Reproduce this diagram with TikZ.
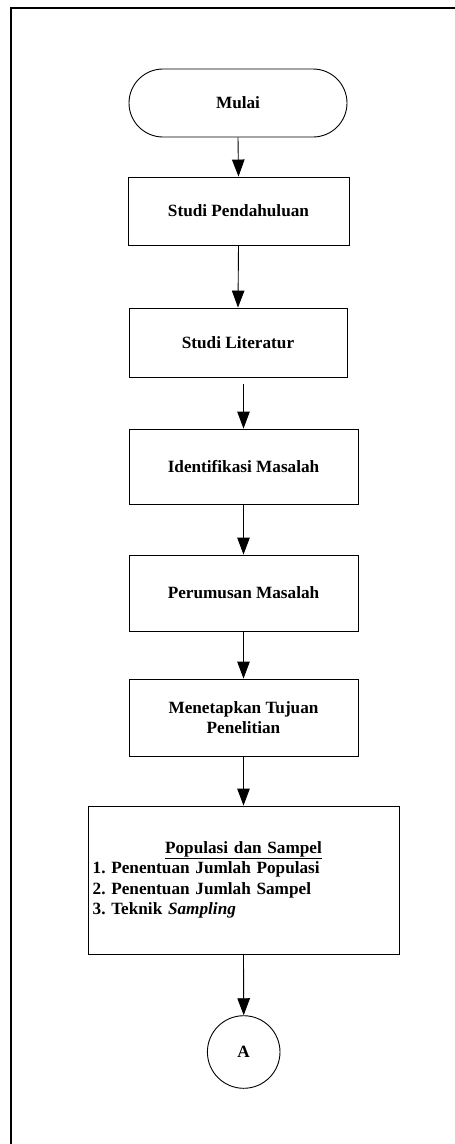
\documentclass[tikz,border=0pt]{standalone}
\usepackage{fontspec}
\setmainfont{Liberation Serif}
\usetikzlibrary{arrows.meta,shapes.misc}
\begin{document}
\frenchspacing
\begin{tikzpicture}[x=1pt,y=-1pt,
  every node/.style={font=\fontsize{17.2}{20.5}\selectfont\bfseries\frenchspacing, text=black},
  stepbox/.style={draw=black, line width=0.9pt, rectangle, inner sep=0pt, align=center},
  termbox/.style={draw=black, line width=0.9pt, rounded rectangle, minimum width=218pt, minimum height=68pt, inner sep=0pt},
  conn/.style={draw=black, line width=0.9pt, -{Triangle[length=17pt,width=12.5pt]}},
  frameline/.style={draw=black, line width=2pt}]
\useasboundingbox (0,0) rectangle (455,1144);
\draw[frameline] (456,8) -- (11,8) -- (11,1145);
\node[termbox] (mulai) at (238,103) {Mulai};
\node[stepbox, minimum width=221pt, minimum height=68pt] (sp) at (238.5,211) {Studi Pendahuluan};
\node[stepbox, minimum width=218pt, minimum height=69pt] (sl) at (238,342.5) {Studi Literatur};
\node[stepbox, minimum width=229pt, minimum height=75pt] (im) at (243.5,466.5) {Identifikasi Masalah};
\node[stepbox, minimum width=229pt, minimum height=76pt] (pm) at (243.5,593) {Perumusan Masalah};
\node[stepbox, minimum width=229pt, minimum height=77pt] (mt) at (243.5,717.5) {Menetapkan Tujuan\\Penelitian};
\node[stepbox, minimum width=311pt, minimum height=148pt, text width=301.6pt, inner xsep=4.7pt, align=left] (pop) at (243.5,880)
  {\frenchspacing\centering\underline{Populasi dan Sampel}\par\raggedright 1. Penentuan Jumlah Populasi\\2. Penentuan Jumlah Sampel\\3. Teknik \textit{Sampling}};
\node[draw=black, line width=0.9pt, circle, minimum size=72.6pt, inner sep=0pt] (a) at (243.7,1052) {A};
\draw[conn] (mulai.south) -- (sp.north);
\draw[conn] (sp.south) -- (sl.north);
\draw[conn, shorten <=7pt] (sl.south -| im.north) -- (im.north);
\draw[conn] (im.south) -- (pm.north);
\draw[conn] (pm.south) -- (mt.north);
\draw[conn] (mt.south) -- (pop.north);
\draw[conn] (pop.south) -- (a.north);
\end{tikzpicture}
\end{document}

-.-.-

**What you will do:** Output a faithful copy of the data, with each picture left out.

**Answer below:**
Reproduce this diagram with TikZ.
\documentclass[tikz,border=0pt]{standalone}
\usepackage{fontspec}
\setmainfont{Liberation Serif}
\usetikzlibrary{arrows.meta,shapes.misc}
\begin{document}
\frenchspacing
\begin{tikzpicture}[x=1pt,y=-1pt,
  every node/.style={font=\fontsize{17.2}{20.5}\selectfont\bfseries\frenchspacing, text=black},
  stepbox/.style={draw=black, line width=0.9pt, rectangle, inner sep=0pt, align=center},
  termbox/.style={draw=black, line width=0.9pt, rounded rectangle, minimum width=218pt, minimum height=68pt, inner sep=0pt},
  conn/.style={draw=black, line width=0.9pt, -{Triangle[length=17pt,width=12.5pt]}},
  frameline/.style={draw=black, line width=2pt}]
\useasboundingbox (0,0) rectangle (455,1144);
\draw[frameline] (456,8) -- (11,8) -- (11,1145);
\node[termbox] (mulai) at (238,103) {Mulai};
\node[stepbox, minimum width=221pt, minimum height=68pt] (sp) at (238.5,211) {Studi Pendahuluan};
\node[stepbox, minimum width=218pt, minimum height=69pt] (sl) at (238,342.5) {Studi Literatur};
\node[stepbox, minimum width=229pt, minimum height=75pt] (im) at (243.5,466.5) {Identifikasi Masalah};
\node[stepbox, minimum width=229pt, minimum height=76pt] (pm) at (243.5,593) {Perumusan Masalah};
\node[stepbox, minimum width=229pt, minimum height=77pt] (mt) at (243.5,717.5) {Menetapkan Tujuan\\Penelitian};
\node[stepbox, minimum width=311pt, minimum height=148pt, text width=301.6pt, inner xsep=4.7pt, align=left] (pop) at (243.5,880)
  {\frenchspacing\centering\underline{Populasi dan Sampel}\par\raggedright 1. Penentuan Jumlah Populasi\\2. Penentuan Jumlah Sampel\\3. Teknik \textit{Sampling}};
\node[draw=black, line width=0.9pt, circle, minimum size=72.6pt, inner sep=0pt] (a) at (243.7,1052) {A};
\draw[conn] (mulai.south) -- (sp.north);
\draw[conn] (sp.south) -- (sl.north);
\draw[conn, shorten <=7pt] (sl.south -| im.north) -- (im.north);
\draw[conn] (im.south) -- (pm.north);
\draw[conn] (pm.south) -- (mt.north);
\draw[conn] (mt.south) -- (pop.north);
\draw[conn] (pop.south) -- (a.north);
\end{tikzpicture}
\end{document}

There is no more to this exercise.